Alexander claims that Schlesinger is a family friend of a high court judge in Austria who influenced the trial judge in the custody case. The trial judge, Susanne Göttlicher, appointed a child psychologist who deemed Alexander unfit for parenting. “The mother has limited parenting abilities,” the psychologist found. “She inadequately interacts and bonds with her children.” The forcible seizure of the children followed on July 25, 2011. Alexander maintains that the court manipulated the 2011 report’s findings to get the desired result — awarding of custody to the father. The psychologist who tested her, she said, had no qualifications in adult psychiatry. After the children were taken, she had herself reassessed privately, leading to a second court-commissioned evaluation. Both reports contradicted the initial report and found that she was perfectly sane and a good mother. But Göttlicher has declined to accept these reports in evidence. Alexander, claiming bias, asked that the case be moved to another jurisdiction and that the judge be replaced, but her applications were denied by a lower court. She has appealed the decision and asked for an investigation of Göttlicher.

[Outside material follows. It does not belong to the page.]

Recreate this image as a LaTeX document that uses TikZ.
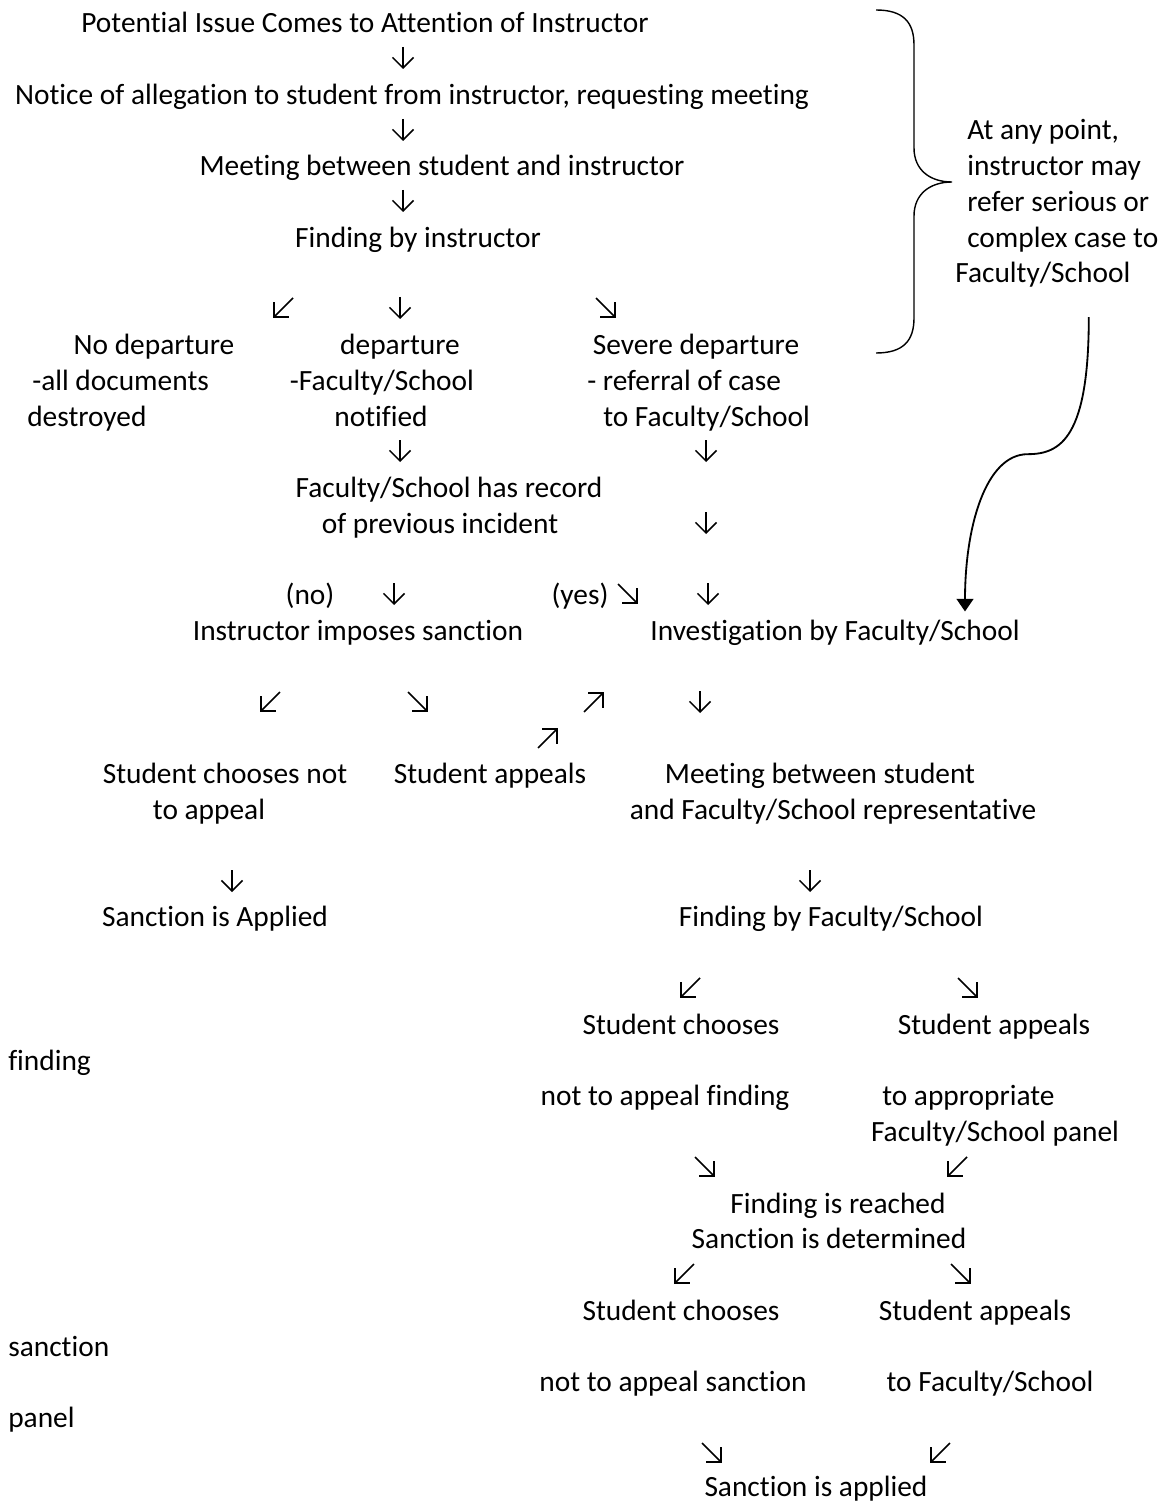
\documentclass[tikz,border=0pt]{standalone}
\usepackage{fontspec}
\setmainfont{Carlito}[Ligatures=NoCommon]
\usetikzlibrary{arrows.meta}

\newcommand{\bodyfont}{\fontsize{20.9}{25}\selectfont}
% small arrow marks between the lines
\newcommand{\arrS}[2]{\draw[glyph] (#1,#2-11) -- (#1,#2+11);}
\newcommand{\arrSE}[2]{\draw[glyph] (#1-10,#2-10) -- (#1+10,#2+10);}
\newcommand{\arrSW}[2]{\draw[glyph] (#1+10,#2-10) -- (#1-10,#2+10);}
\newcommand{\arrNE}[2]{\draw[glyph] (#1-10,#2+10) -- (#1+10,#2-10);}

\tikzset{
  txt/.style={inner sep=0pt, anchor=mid, yshift=-0.17cm, font=\bodyfont},
  ltxt/.style={inner sep=0pt, anchor=mid west, yshift=-0.17cm, font=\bodyfont},
  glyph/.style={-{Straight Barb[length=7.5pt,width=15pt]}, line width=1.1pt},
  referline/.style={-{Triangle[length=9pt,width=12pt]}, line width=1.3pt}
}

\begin{document}
\begin{tikzpicture}[x=0.025cm, y=-0.025cm]
	\useasboundingbox (0,0) rectangle (1167,1503);
	
	% instructor stage
	\node[txt] (issue) at (365,22) {Potential Issue Comes to Attention of Instructor};
	\arrS{403}{58}
	\node[txt] (notice) at (412,94) {Notice of allegation to student from instructor, requesting meeting};
	\arrS{403}{130}
	\node[txt] (meet) at (442,165) {Meeting between student and instructor};
	\arrS{403}{201}
	\node[txt] (find) at (418,237) {Finding by instructor};
	
	\arrSW{283}{308} \arrS{400}{308} \arrSE{606}{308}
	\node[txt] (nodep) at (154,344) {No departure};
	\node[txt] (dep) at (400,344) {departure};
	\node[txt] (sevdep) at (696,344) {Severe departure};
	\node[ltxt] (destr1) at (32,380) {-all documents};
	\node[ltxt] (destr2) at (27,416) {destroyed};
	\node[txt] (notif1) at (382,380) {-Faculty/School};
	\node[txt] (notif2) at (381,416) {notified};
	\node[ltxt] (refcase1) at (587,380) {- referral of case};
	\node[ltxt] (refcase2) at (603,416) {to Faculty/School};
	
	\arrS{400}{451} \arrS{706}{451}
	\node[txt] (record1) at (449,487) {Faculty/School has record};
	\node[txt] (record2) at (440,523) {of previous incident};
	\arrS{706}{523}
	
	\node[txt] (no) at (310,594) {(no)};
	\arrS{394}{594}
	\node[txt] (yes) at (580,594) {(yes)};
	\arrSE{628}{594} \arrS{708}{594}
	\node[txt] (impose) at (358,630) {Instructor imposes sanction};
	\node[txt] (invest) at (835,630) {Investigation by Faculty/School};
	
	\arrSW{270}{702} \arrSE{418}{702} \arrNE{594}{702} \arrS{700}{702}
	\arrNE{548}{738}
	\node[txt] (noapp1) at (225,773) {Student chooses not};
	\node[txt] (noapp2) at (209,809) {to appeal};
	\node[txt] (appeal) at (490,773) {Student appeals};
	\node[txt] (fsmeet1) at (820,773) {Meeting between student};
	\node[txt] (fsmeet2) at (833,809) {and Faculty/School representative};
	
	\arrS{232}{881} \arrS{810}{881}
	\node[txt] (applied) at (215,916) {Sanction is Applied};
	\node[txt] (fsfind) at (831,916) {Finding by Faculty/School};
	
	% faculty/school stage
	\arrSW{690}{988} \arrSE{968}{988}
	\node[txt] (chooseA1) at (681,1024) {Student chooses};
	\node[txt] (appealA1) at (994,1024) {Student appeals};
	\node[ltxt] (strayA) at (8,1060) {finding};
	\node[txt] (chooseA2) at (665,1095) {not to appeal finding};
	\node[ltxt] (appealA2) at (882,1095) {to appropriate};
	\node[txt] (appealA3) at (995,1131) {Faculty/School panel};
	\arrSE{705}{1167} \arrSW{957}{1167}
	\node[txt] (reached) at (838,1203) {Finding is reached};
	\node[txt] (determ) at (829,1238) {Sanction is determined};
	\arrSW{684}{1274} \arrSE{961}{1274}
	\node[txt] (chooseB1) at (681,1310) {Student chooses};
	\node[txt] (appealB1) at (975,1310) {Student appeals};
	\node[ltxt] (strayB) at (8,1346) {sanction};
	\node[txt] (chooseB2) at (673,1381) {not to appeal sanction};
	\node[txt] (appealB2) at (990,1381) {to Faculty/School};
	\node[ltxt] (strayC) at (8,1417) {panel};
	\arrSE{712}{1453} \arrSW{940}{1453}
	\node[txt] (final) at (816,1486) {Sanction is applied};
	
	% side note with brace
	\draw[line width=1pt] (876,10) .. controls (903,10) and (914,22) .. (914,45) -- (914,148)
		.. controls (914,170) and (930,182) .. (952,182)
		.. controls (930,182) and (914,194) .. (914,216) -- (914,318)
		.. controls (914,341) and (903,353) .. (876,353);
	\node[ltxt] (side1) at (967,129) {At any point,};
	\node[ltxt] (side2) at (967,165) {instructor may};
	\node[ltxt] (side3) at (967,201) {refer serious or};
	\node[ltxt] (side4) at (967,237) {complex case to};
	\node[ltxt] (side5) at (955,272) {Faculty/School};
	
	\draw[referline] (side5.south) ++(46,30) .. controls ++(0,120) and ++(33,0) .. ++(-61,137)
		.. controls ++(-42,0) and ++(0,-85) .. ([shift={(130,-8)}]invest.north);
\end{tikzpicture}
\end{document}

The worst part of this terrible story is that the boys are suffering. While they had been in the full-time care of the mother prior to the seizure, they are now largely cared for by two Filipino nurses, Alexander said. Although they just turned 4, they are still in diapers and appear disturbed and confused. They hardly speak and have trouble interacting with others, the mother said.
Alexander told me that the state of her children only increases her resolve. “I just want my boys back in my arms where they belong,” she said. “I miss them so much and feel so powerless watching their childhood slipping away.”